- [TASK GOAL]:
Pull every line of the entries that has the word "chart".

- [DATA FOR PROCESSING]:
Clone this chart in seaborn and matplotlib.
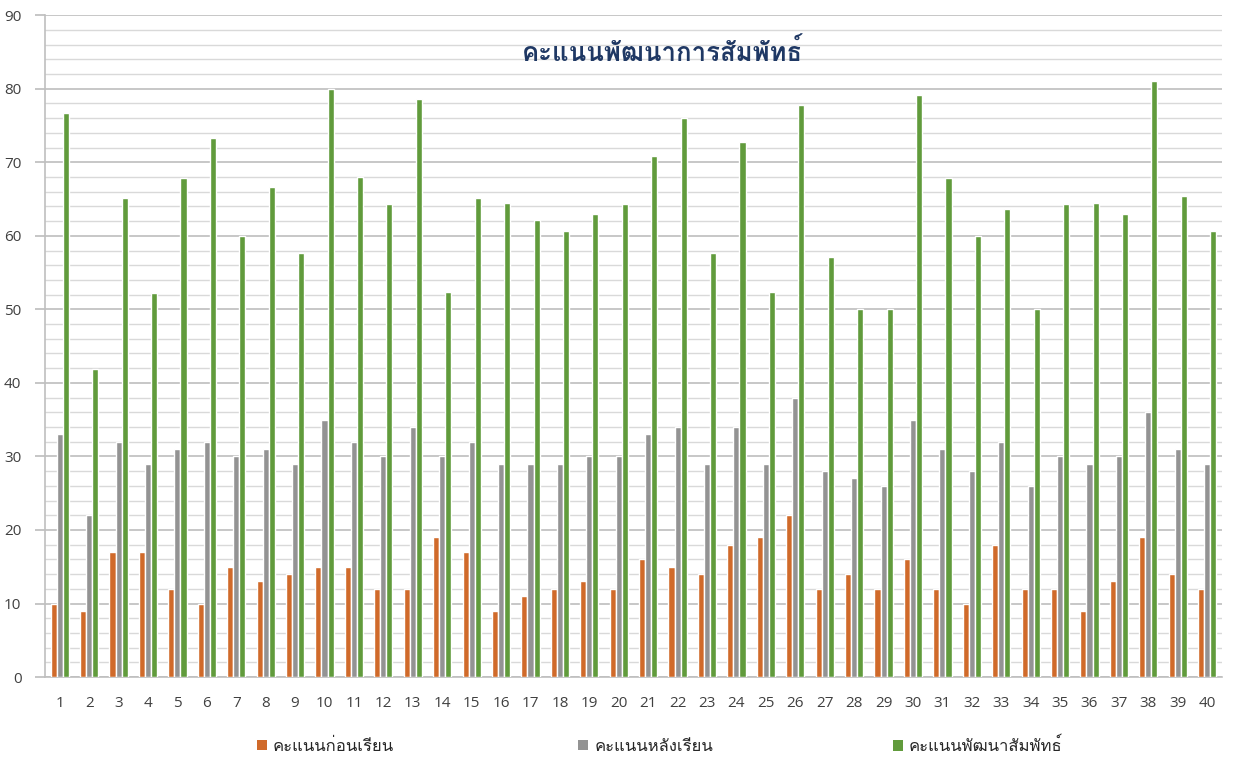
---
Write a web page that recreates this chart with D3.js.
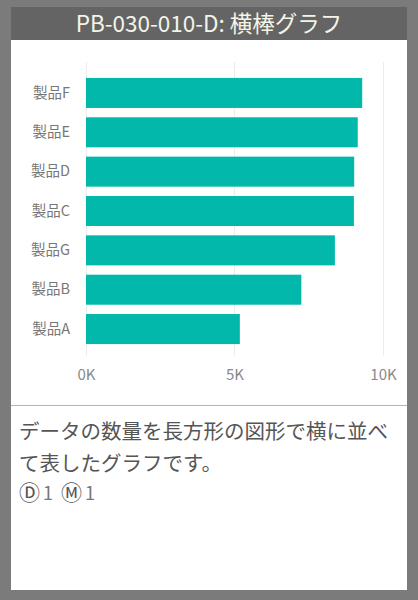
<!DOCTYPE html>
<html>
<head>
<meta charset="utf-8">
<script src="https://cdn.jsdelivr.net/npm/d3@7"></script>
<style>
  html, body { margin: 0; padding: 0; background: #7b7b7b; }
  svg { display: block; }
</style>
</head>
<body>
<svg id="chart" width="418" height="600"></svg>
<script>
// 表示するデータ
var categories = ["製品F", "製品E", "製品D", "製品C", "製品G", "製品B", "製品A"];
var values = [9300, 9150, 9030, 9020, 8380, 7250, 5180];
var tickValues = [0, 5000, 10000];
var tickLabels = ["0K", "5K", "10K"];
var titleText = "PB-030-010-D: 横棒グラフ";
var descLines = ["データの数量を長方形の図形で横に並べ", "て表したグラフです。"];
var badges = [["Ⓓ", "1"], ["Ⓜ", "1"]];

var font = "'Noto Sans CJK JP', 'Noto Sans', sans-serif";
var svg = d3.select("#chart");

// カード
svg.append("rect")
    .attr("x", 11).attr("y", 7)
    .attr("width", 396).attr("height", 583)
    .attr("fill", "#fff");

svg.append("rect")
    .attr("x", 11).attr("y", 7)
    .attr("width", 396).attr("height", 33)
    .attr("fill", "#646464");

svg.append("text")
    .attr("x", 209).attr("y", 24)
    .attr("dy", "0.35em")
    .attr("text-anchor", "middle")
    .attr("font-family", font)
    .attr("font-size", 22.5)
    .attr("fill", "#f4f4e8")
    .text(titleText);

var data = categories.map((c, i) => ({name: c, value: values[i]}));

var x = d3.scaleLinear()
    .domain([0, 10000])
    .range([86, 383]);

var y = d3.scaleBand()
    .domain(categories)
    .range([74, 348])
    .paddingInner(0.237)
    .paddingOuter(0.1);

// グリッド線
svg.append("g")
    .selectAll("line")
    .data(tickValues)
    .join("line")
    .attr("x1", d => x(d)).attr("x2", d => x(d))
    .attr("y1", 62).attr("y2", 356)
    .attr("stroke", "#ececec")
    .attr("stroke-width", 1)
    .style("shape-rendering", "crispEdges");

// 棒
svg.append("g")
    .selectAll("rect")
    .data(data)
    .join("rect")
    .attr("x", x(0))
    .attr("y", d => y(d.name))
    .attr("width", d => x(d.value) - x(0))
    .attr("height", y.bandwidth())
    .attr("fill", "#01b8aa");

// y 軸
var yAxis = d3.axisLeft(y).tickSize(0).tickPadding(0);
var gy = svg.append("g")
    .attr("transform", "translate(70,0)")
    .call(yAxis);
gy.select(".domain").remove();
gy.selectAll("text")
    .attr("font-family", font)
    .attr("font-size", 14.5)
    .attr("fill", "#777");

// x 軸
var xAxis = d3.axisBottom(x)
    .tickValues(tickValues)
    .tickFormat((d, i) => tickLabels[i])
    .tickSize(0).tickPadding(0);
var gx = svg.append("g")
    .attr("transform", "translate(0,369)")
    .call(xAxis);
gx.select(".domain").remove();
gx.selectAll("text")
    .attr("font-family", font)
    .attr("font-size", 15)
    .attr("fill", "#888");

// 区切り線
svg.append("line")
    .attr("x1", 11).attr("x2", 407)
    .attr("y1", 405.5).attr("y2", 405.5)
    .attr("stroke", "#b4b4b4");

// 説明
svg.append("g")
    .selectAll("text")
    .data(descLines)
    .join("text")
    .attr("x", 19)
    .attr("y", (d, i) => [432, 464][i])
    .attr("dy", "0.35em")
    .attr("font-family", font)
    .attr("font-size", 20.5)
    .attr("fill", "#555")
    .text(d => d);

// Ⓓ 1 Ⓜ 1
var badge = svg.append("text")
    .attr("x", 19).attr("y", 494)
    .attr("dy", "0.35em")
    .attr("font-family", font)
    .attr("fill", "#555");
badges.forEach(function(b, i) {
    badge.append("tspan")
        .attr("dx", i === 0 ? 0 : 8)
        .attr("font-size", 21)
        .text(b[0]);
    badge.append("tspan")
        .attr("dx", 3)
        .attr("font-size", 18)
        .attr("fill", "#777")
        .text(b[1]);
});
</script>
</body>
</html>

- [WRITTEN RESPONSE]:
Clone this chart in seaborn and matplotlib.
Write a web page that recreates this chart with D3.js.
<svg id="chart" width="418" height="600"></svg>
var svg = d3.select("#chart");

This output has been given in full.